■ WHAT TO PRODUCE
Retype only the lines below from the one with "What Apache ECharts" to the one with "var FONT = 'Liberation", inclusive, skipping every image.

Plotting code records
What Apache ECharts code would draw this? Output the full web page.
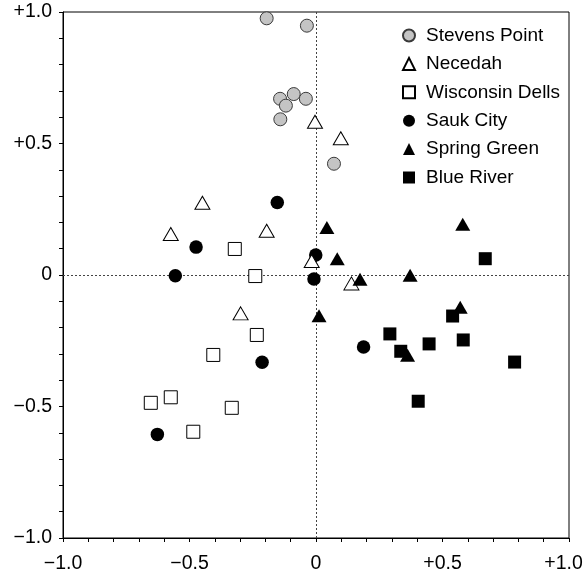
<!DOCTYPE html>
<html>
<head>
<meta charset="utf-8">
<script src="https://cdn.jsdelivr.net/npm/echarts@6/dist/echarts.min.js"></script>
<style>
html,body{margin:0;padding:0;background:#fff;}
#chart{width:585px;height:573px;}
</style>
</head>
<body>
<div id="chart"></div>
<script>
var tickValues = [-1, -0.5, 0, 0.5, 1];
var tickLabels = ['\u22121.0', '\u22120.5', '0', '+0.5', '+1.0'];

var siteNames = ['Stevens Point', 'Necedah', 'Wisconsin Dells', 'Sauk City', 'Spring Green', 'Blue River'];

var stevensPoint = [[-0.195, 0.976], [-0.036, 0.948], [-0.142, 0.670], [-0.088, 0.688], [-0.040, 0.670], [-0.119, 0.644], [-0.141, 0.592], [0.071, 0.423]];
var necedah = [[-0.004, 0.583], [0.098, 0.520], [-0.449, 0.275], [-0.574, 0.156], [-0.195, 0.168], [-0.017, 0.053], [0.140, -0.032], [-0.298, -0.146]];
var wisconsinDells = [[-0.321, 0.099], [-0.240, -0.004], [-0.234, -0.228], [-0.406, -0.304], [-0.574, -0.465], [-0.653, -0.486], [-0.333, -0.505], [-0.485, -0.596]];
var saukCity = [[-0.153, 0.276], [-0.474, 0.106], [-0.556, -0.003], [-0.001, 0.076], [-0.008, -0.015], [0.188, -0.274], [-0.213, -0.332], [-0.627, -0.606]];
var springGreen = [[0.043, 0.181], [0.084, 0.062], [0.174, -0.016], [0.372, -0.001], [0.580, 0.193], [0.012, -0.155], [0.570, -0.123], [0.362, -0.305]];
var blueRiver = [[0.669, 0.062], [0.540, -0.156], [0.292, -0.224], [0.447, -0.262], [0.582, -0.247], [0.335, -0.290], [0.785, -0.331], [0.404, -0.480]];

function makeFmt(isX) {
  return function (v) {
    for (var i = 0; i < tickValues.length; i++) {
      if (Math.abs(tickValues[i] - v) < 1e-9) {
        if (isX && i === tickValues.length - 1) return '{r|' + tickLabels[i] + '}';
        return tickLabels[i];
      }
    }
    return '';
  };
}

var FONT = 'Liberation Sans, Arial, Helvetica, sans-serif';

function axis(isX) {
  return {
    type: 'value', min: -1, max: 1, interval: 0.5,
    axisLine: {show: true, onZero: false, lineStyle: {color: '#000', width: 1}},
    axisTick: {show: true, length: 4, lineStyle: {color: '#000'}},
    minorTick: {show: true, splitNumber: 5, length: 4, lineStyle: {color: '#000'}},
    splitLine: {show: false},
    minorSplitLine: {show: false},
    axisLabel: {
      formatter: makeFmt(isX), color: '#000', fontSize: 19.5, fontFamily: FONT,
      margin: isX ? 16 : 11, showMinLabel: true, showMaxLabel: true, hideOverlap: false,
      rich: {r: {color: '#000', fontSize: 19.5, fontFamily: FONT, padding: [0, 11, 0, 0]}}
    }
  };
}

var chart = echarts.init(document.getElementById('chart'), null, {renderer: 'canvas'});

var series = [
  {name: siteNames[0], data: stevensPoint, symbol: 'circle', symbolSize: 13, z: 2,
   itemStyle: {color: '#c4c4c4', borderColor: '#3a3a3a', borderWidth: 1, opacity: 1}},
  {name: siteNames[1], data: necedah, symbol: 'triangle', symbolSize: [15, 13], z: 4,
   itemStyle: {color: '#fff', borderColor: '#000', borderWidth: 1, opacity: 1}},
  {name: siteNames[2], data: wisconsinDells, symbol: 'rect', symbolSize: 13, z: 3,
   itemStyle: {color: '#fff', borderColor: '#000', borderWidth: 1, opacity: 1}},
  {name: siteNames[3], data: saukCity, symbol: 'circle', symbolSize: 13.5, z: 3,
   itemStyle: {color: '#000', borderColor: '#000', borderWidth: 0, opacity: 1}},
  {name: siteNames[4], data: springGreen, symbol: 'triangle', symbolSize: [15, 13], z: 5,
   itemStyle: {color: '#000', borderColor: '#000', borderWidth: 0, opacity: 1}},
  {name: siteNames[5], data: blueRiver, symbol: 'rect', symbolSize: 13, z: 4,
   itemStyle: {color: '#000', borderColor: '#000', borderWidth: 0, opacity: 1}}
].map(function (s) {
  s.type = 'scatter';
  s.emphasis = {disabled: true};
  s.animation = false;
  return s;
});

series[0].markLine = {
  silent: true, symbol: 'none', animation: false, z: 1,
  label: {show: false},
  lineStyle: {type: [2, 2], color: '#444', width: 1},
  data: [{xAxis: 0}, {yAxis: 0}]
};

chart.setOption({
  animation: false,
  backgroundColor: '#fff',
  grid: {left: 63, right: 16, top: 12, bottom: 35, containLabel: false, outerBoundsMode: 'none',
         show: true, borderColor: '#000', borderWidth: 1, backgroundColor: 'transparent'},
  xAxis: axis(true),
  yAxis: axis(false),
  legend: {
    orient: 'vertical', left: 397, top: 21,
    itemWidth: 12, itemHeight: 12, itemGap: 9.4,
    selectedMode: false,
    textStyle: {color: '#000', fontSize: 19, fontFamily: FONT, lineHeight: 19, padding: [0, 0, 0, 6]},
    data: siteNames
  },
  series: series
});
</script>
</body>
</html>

---

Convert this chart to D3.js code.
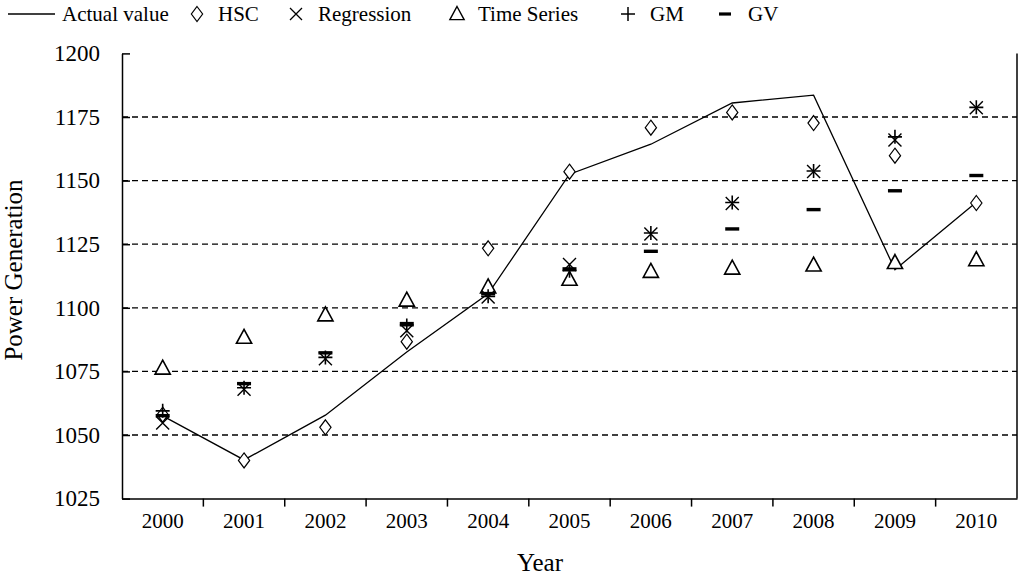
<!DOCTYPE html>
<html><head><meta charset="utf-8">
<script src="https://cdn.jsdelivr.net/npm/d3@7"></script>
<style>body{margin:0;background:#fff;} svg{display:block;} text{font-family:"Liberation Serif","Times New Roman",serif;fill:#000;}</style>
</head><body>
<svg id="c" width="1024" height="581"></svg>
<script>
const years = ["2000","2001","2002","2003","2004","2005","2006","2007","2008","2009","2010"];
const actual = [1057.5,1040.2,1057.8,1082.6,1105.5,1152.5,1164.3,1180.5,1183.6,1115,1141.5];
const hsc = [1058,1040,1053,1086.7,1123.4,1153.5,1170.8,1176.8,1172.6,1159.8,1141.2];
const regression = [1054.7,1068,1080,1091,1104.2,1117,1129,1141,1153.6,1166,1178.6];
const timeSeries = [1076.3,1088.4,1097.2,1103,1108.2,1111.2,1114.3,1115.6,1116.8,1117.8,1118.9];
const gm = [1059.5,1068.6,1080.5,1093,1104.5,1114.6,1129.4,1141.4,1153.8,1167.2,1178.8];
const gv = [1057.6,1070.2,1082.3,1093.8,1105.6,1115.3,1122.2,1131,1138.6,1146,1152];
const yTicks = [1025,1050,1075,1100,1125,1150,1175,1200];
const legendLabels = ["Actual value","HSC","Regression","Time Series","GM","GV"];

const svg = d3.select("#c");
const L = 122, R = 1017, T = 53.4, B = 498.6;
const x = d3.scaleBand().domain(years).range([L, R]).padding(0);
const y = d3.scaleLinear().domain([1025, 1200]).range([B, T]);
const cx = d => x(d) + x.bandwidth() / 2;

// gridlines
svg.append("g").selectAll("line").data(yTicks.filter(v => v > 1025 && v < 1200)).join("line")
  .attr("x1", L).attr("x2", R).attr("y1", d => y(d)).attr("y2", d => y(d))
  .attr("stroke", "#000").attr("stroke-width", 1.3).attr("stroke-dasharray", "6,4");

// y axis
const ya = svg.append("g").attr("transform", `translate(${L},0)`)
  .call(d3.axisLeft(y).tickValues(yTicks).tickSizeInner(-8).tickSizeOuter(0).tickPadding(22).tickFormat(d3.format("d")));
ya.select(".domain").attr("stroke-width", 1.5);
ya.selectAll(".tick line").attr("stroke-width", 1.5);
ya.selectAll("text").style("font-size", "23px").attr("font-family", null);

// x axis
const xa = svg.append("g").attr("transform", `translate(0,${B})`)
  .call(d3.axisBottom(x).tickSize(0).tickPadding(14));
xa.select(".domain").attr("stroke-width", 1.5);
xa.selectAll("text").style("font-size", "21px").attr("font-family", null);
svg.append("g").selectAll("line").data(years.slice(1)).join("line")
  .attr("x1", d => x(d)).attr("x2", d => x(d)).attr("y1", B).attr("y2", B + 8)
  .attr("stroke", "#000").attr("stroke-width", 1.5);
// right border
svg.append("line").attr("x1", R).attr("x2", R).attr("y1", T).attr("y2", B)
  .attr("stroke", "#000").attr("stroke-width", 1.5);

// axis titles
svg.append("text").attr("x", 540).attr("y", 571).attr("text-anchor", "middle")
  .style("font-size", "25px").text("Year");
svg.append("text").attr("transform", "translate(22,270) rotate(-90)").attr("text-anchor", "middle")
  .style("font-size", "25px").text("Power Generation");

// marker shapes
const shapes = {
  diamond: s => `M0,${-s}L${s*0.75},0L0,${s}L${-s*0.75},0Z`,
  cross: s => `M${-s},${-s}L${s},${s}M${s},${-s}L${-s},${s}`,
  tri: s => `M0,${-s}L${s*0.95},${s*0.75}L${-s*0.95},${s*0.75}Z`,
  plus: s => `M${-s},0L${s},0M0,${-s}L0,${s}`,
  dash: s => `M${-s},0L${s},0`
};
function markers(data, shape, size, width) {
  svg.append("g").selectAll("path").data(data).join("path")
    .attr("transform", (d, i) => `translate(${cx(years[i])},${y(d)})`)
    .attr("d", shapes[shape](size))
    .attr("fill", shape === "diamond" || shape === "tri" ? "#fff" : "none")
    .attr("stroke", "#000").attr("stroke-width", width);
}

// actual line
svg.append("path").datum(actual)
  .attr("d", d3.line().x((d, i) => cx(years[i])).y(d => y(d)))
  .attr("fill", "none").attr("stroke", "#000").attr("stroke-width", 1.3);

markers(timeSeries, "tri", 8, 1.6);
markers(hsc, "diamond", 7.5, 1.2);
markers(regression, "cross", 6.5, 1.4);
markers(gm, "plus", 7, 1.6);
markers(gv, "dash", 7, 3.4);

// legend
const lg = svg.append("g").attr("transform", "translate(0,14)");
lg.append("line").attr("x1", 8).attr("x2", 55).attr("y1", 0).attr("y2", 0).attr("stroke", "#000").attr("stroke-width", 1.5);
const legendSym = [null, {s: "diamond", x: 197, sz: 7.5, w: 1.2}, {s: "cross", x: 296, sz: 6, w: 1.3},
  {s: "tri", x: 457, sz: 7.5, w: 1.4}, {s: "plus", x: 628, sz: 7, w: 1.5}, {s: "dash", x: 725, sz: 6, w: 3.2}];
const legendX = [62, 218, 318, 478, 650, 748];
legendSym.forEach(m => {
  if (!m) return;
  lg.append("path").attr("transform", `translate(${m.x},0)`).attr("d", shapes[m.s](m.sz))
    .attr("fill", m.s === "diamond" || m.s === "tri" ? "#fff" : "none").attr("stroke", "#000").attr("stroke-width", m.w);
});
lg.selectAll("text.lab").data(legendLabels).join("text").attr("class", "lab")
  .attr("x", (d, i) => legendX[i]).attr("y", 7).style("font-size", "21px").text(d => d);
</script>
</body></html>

■ COMPLETE RESPONSE
What Apache ECharts code would draw this? Output the full web page.
<!DOCTYPE html>
<html>
<head>
<meta charset="utf-8">
<script src="https://cdn.jsdelivr.net/npm/echarts@6/dist/echarts.min.js"></script>
<style>
html,body{margin:0;padding:0;background:#fff;}
#chart{width:585px;height:573px;}
</style>
</head>
<body>
<div id="chart"></div>
<script>
var tickValues = [-1, -0.5, 0, 0.5, 1];
var tickLabels = ['\u22121.0', '\u22120.5', '0', '+0.5', '+1.0'];

var siteNames = ['Stevens Point', 'Necedah', 'Wisconsin Dells', 'Sauk City', 'Spring Green', 'Blue River'];

var stevensPoint = [[-0.195, 0.976], [-0.036, 0.948], [-0.142, 0.670], [-0.088, 0.688], [-0.040, 0.670], [-0.119, 0.644], [-0.141, 0.592], [0.071, 0.423]];
var necedah = [[-0.004, 0.583], [0.098, 0.520], [-0.449, 0.275], [-0.574, 0.156], [-0.195, 0.168], [-0.017, 0.053], [0.140, -0.032], [-0.298, -0.146]];
var wisconsinDells = [[-0.321, 0.099], [-0.240, -0.004], [-0.234, -0.228], [-0.406, -0.304], [-0.574, -0.465], [-0.653, -0.486], [-0.333, -0.505], [-0.485, -0.596]];
var saukCity = [[-0.153, 0.276], [-0.474, 0.106], [-0.556, -0.003], [-0.001, 0.076], [-0.008, -0.015], [0.188, -0.274], [-0.213, -0.332], [-0.627, -0.606]];
var springGreen = [[0.043, 0.181], [0.084, 0.062], [0.174, -0.016], [0.372, -0.001], [0.580, 0.193], [0.012, -0.155], [0.570, -0.123], [0.362, -0.305]];
var blueRiver = [[0.669, 0.062], [0.540, -0.156], [0.292, -0.224], [0.447, -0.262], [0.582, -0.247], [0.335, -0.290], [0.785, -0.331], [0.404, -0.480]];

function makeFmt(isX) {
  return function (v) {
    for (var i = 0; i < tickValues.length; i++) {
      if (Math.abs(tickValues[i] - v) < 1e-9) {
        if (isX && i === tickValues.length - 1) return '{r|' + tickLabels[i] + '}';
        return tickLabels[i];
      }
    }
    return '';
  };
}

var FONT = 'Liberation Sans, Arial, Helvetica, sans-serif';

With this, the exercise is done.